Nevertheless, if any two chapters fit together into something of a seamless whole, they are chapters three and four. Expanding on her discussion of interpellation (the hailing I mentioned above) from chapter three, Chow argues in chapter four that the ethnic subject is compelled to confess, that is, to write herself. This leads Chow to analyze the use of autobiography in ethnic literature through the lens of narcissism. Chow draws her examples from Garrett Hongo’s collection Under Western Eyes. Chow critiques the tendency of poststructuralist theorists to valorize hybridity. Utopic visions of hybridity, she demonstrates, yield to personal narratives that perceive hybridity as abjection. She offers a useful gloss on ethnic autobiography as a “need to write about something whose existence has nonetheless been placed out of reach,” in order “to grope for a ‘self-regard’ that does not yet exist” (142).

Chow’s discussion of the autobiographical and the personal provides her transition to the last chapter in which she discusses trends in Anglo-American and French feminisms. Using Toril Moi’s Sexual/ Textual Politics as her touchstone, Chow develops her analysis of the overlooked conjunction between Moi (representing French feminism at a particular moment) and feminists such as Susan Gubar through a reading of Charlotte Bronte’s Jane Eyre (and its reiterations in Alfred Hitchcock’s Rebecca) and Marguerite Duras’ Hiroshima Mon Amour. Chow’s textual readings are stimulating, although, for the most part, the voices of feminists of color fail to emerge here despite the fact that Chow’s work might productively dialogue with the work of scholars like Lisa Lowe, Emma Perez, and Valerie Smith, among others.

Chow ends her book by looking at the Chinese critical reception of Ha Jin’s Waiting (a 1999 National Book Award winner in the U.S.) through what she calls “ethnic ressentiment,” building on the work of Max Scheler.

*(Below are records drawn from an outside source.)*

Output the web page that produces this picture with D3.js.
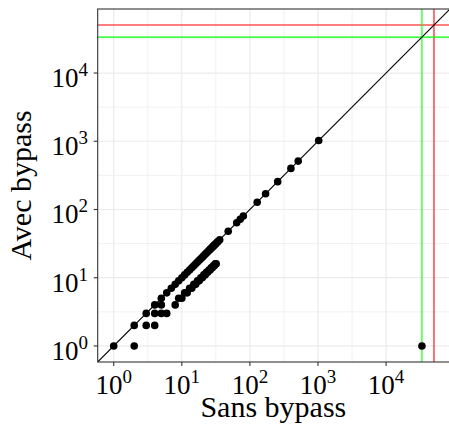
<!DOCTYPE html>
<html>
<head>
<meta charset="utf-8">
<script src="https://cdn.jsdelivr.net/npm/d3@7"></script>
<style>
  body { margin: 0; background: #fff; }
  text { font-family: "Liberation Serif", "DejaVu Serif", serif; fill: #000; }
</style>
</head>
<body>
<div id="graph"></div>
<script>
// runs: time without bypass (x) vs with bypass (y)
var sansBypass = [1, 2, 2, 3, 3, 4, 4, 4, 5, 5, 5, 6, 6, 7, 8, 8, 9, 9, 10, 10, 11, 11, 12, 12,
    13, 13, 14, 14, 15, 15, 16, 16, 17, 17, 18, 18, 19, 19, 20, 20, 21, 21, 22, 22, 23, 23,
    24, 24, 25, 25, 26, 26, 27, 27, 28, 28, 29, 29, 30, 30, 31, 31, 32, 32, 33, 34, 36,
    48, 64, 72, 80, 128, 170, 256, 400, 512, 1024, 33600];
var avecBypass = [1, 2, 1, 3, 2, 4, 2, 3, 5, 3, 4, 6, 3, 7, 8, 4, 9, 5, 10, 5, 11, 6, 12, 6,
    13, 7, 14, 7, 15, 8, 16, 8, 17, 9, 18, 9, 19, 10, 20, 10, 21, 11, 22, 11, 23, 12,
    24, 12, 25, 13, 26, 13, 27, 14, 28, 14, 29, 15, 30, 15, 31, 16, 32, 16, 33, 34, 36,
    48, 64, 72, 80, 128, 170, 256, 400, 512, 1024, 1];
var limitGreen = 33600;
var limitRed = 50500;
var tickExps = [0, 1, 2, 3, 4];
var minorExps = [0.5, 1.5, 2.5, 3.5, 4.5];

var W = 449, H = 432;
var pL = 97.7, pR = 450, pT = 9, pB = 362;

var svg = d3.select("#graph")
            .append("svg")
            .attr("width", W)
            .attr("height", H);

// log domain with 5% expansion like ggplot
var lo = Math.log10(1), hi = Math.log10(limitRed);
var pad = (hi - lo) * 0.05;
var dom = [Math.pow(10, lo - pad), Math.pow(10, hi + pad)];

var x = d3.scaleLog().domain(dom).range([pL, pR]);
var y = d3.scaleLog().domain(dom).range([pB, pT]);

var panel = svg.append("g");
panel.append("clipPath").attr("id", "clip")
    .append("rect")
    .attr("x", pL).attr("y", pT)
    .attr("width", pR - pL).attr("height", pB - pT);

var inner = panel.append("g").attr("clip-path", "url(#clip)");

// grid
minorExps.forEach(function(e) {
    var v = Math.pow(10, e);
    inner.append("line").attr("x1", x(v)).attr("x2", x(v)).attr("y1", pT).attr("y2", pB)
        .attr("stroke", "#ebebeb").attr("stroke-width", 0.7);
    inner.append("line").attr("y1", y(v)).attr("y2", y(v)).attr("x1", pL).attr("x2", pR)
        .attr("stroke", "#ebebeb").attr("stroke-width", 0.7);
});
tickExps.forEach(function(e) {
    var v = Math.pow(10, e);
    inner.append("line").attr("x1", x(v)).attr("x2", x(v)).attr("y1", pT).attr("y2", pB)
        .attr("stroke", "#ebebeb").attr("stroke-width", 1.2);
    inner.append("line").attr("y1", y(v)).attr("y2", y(v)).attr("x1", pL).attr("x2", pR)
        .attr("stroke", "#ebebeb").attr("stroke-width", 1.2);
});

// limits
[[limitRed, "#ff0000"], [limitGreen, "#00ff00"]].forEach(function(l) {
    inner.append("line").attr("x1", pL).attr("x2", pR)
        .attr("y1", y(l[0])).attr("y2", y(l[0]))
        .attr("stroke", l[1]).attr("stroke-width", 1.1);
    inner.append("line").attr("y1", pT).attr("y2", pB)
        .attr("x1", x(l[0])).attr("x2", x(l[0]))
        .attr("stroke", l[1]).attr("stroke-width", 1.1);
});

// y = x
inner.append("line")
    .attr("x1", x(dom[0])).attr("y1", y(dom[0]))
    .attr("x2", x(dom[1])).attr("y2", y(dom[1]))
    .attr("stroke", "#000").attr("stroke-width", 1.1);

var pts = sansBypass.map(function(d, i) { return [d, avecBypass[i]]; });
inner.selectAll("circle")
    .data(pts)
    .enter()
        .append("circle")
        .attr("cx", function(d) { return x(d[0]); })
        .attr("cy", function(d) { return y(d[1]); })
        .attr("r", 3.8)
        .attr("fill", "#000");

// border (right edge falls outside the page)
panel.append("rect")
    .attr("x", pL).attr("y", pT)
    .attr("width", pR - pL).attr("height", pB - pT)
    .attr("fill", "none").attr("stroke", "#333").attr("stroke-width", 1.1);

// ticks + labels
function powLabel(sel, e) {
    sel.append("tspan").text("10");
    sel.append("tspan").attr("dy", -11).attr("font-size", 19).text(e);
}

tickExps.forEach(function(e) {
    var v = Math.pow(10, e);
    svg.append("line").attr("x1", x(v)).attr("x2", x(v)).attr("y1", pB).attr("y2", pB + 4)
        .attr("stroke", "#333").attr("stroke-width", 1.1);
    svg.append("text").attr("x", x(v)).attr("y", 394)
        .attr("text-anchor", "middle").attr("font-size", 27)
        .call(powLabel, e);

    svg.append("line").attr("x1", pL - 4).attr("x2", pL).attr("y1", y(v)).attr("y2", y(v))
        .attr("stroke", "#333").attr("stroke-width", 1.1);
    svg.append("text").attr("x", 88).attr("y", y(v) + 14)
        .attr("text-anchor", "end").attr("font-size", 27)
        .call(powLabel, e);
});

svg.append("text")
    .attr("x", (pL + 449) / 2).attr("y", 417)
    .attr("text-anchor", "middle").attr("font-size", 30)
    .text("Sans bypass");

svg.append("text")
    .attr("transform", "translate(31," + ((pT + pB) / 2) + ") rotate(-90)")
    .attr("text-anchor", "middle").attr("font-size", 30)
    .text("Avec bypass");
</script>
</body>
</html>
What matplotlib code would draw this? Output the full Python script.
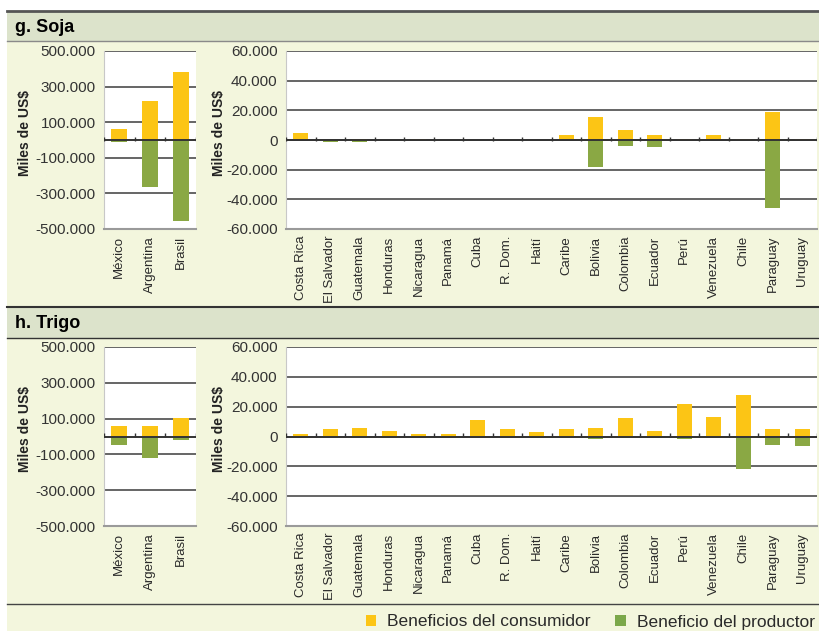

Chow offers a theory for reading the contradictory dynamics that fuel the debates around Waiting as an inauthentic representation of Chineseness, catering to Western tastes. Such hostile claims, she argues, while normally repressed, emerge symptomatically “when those who were previously subjugated begin to enjoy a modicum of democratized access to the representation of their own historical existence” (186). In post-colonial relations, then, ethnic ressentiment becomes an operative force. Such an assertion reveals the general stakes of Chow’s book. How is ethnicity deployed in our world of advanced capitalism? In what ways might ostensibly liberalist perspectives be implicated in maintaining the status quo?

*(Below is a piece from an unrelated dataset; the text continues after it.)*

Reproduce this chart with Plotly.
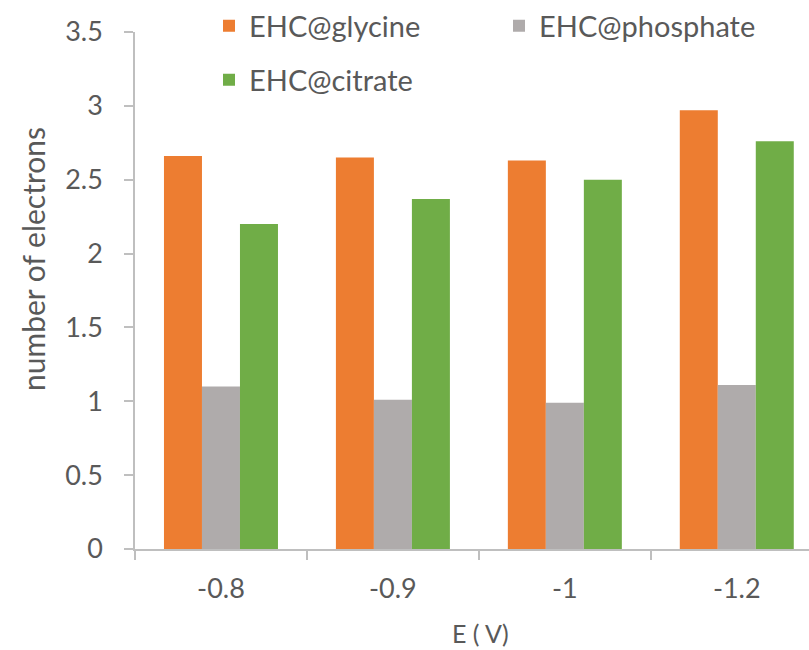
import plotly.graph_objects as go

# Electrode potentials (category labels) and electron counts per electrolyte
potentials = ["-0.8", "-0.9", "-1", "-1.2"]
glycine = [2.66, 2.65, 2.63, 2.97]
phosphate = [1.10, 1.01, 0.99, 1.11]
citrate = [2.20, 2.37, 2.50, 2.76]
y_ticks = [0, 0.5, 1, 1.5, 2, 2.5, 3, 3.5]
y_tick_text = ["0", "0.5", "1", "1.5", "2", "2.5", "3", "3.5"]

FONT = "Lato"
TEXT = "#595959"
AXIS = "#BFBFBF"

# plot area in pixels (used to place the free-standing titles)
PLOT_L, PLOT_W = 135, 674
PLOT_B, PLOT_H = 549, 517
FIG_W, FIG_H = 809, 650

fig = go.Figure()
fig.add_trace(go.Bar(name="EHC@glycine", x=potentials, y=glycine,
                     marker=dict(color="#ED7D31", line=dict(width=0)),
                     legend="legend"))
fig.add_trace(go.Bar(name="EHC@phosphate", x=potentials, y=phosphate,
                     marker=dict(color="#AFABAB", line=dict(width=0)),
                     legend="legend"))
fig.add_trace(go.Bar(name="EHC@citrate", x=potentials, y=citrate,
                     marker=dict(color="#70AD47", line=dict(width=0)),
                     legend="legend2"))

legend_style = dict(
    orientation="h",
    xref="container", yref="container",
    xanchor="left", yanchor="middle",
    font=dict(family=FONT, size=29, color=TEXT),
    bgcolor="rgba(0,0,0,0)",
    entrywidth=245,
    itemclick=False, itemdoubleclick=False,
)

fig.update_layout(
    width=FIG_W, height=FIG_H,
    margin=dict(l=PLOT_L, r=0, t=32, b=101, autoexpand=False),
    paper_bgcolor="white", plot_bgcolor="white",
    barmode="group", bargap=0.337, bargroupgap=0,
    font=dict(family=FONT, color=TEXT),
    legend=dict(x=209 / FIG_W, y=1 - 26 / FIG_H, **legend_style),
    legend2=dict(x=209 / FIG_W, y=1 - 80 / FIG_H, **legend_style),
    xaxis=dict(
        type="category",
        range=[-0.5, 3.42],
        showline=True, linecolor=AXIS, linewidth=1.5,
        ticks="outside", tickson="boundaries", ticklen=9, tickcolor=AXIS, tickwidth=1.5,
        tickfont=dict(family=FONT, size=27, color=TEXT),
        ticklabelstandoff=15,
        showgrid=False, zeroline=False,
    ),
    yaxis=dict(
        range=[0, 3.5],
        tickvals=y_ticks, ticktext=y_tick_text,
        showline=True, linecolor=AXIS, linewidth=1.5,
        ticks="outside", ticklen=9, tickcolor=AXIS, tickwidth=1.5,
        tickfont=dict(family=FONT, size=27, color=TEXT),
        ticklabelstandoff=16,
        showgrid=False, zeroline=False,
    ),
    annotations=[
        dict(text="E ( V)", xref="paper", yref="paper",
             x=(480 - PLOT_L) / PLOT_W, y=-(633 - PLOT_B) / PLOT_H,
             xanchor="center", yanchor="middle", showarrow=False,
             font=dict(family=FONT, size=25, color=TEXT)),
        dict(text="number of electrons", xref="paper", yref="paper",
             x=(33 - PLOT_L) / PLOT_W, y=(PLOT_B - 259) / PLOT_H,
             xanchor="center", yanchor="middle", textangle=-90, showarrow=False,
             font=dict(family=FONT, size=30, color=TEXT)),
    ],
)

fig.write_html("out.html")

The Protestant Ethnic and the Spirit of Capitalism functions as a signpost to point the way for future scholarship. Chow generally does not historicize the construction of the ethnic in the various examples she provides; Chinese nationals stand as ethnics in U.S.-China relations in one chapter, while Asian Americans and colonial subjects occupy the position of the ethnic in others. Writing about the specifics of these different situations would be equally as useful as pointing out their similarities. Chow perhaps encapsulates too much material in too little space. Notwithstanding such criticism, Rey Chow’s greatest contribution in this work is to articulate theoretical approaches that will undoubtedly facilitate and inspire future studies of the ethnic subject in her particularity.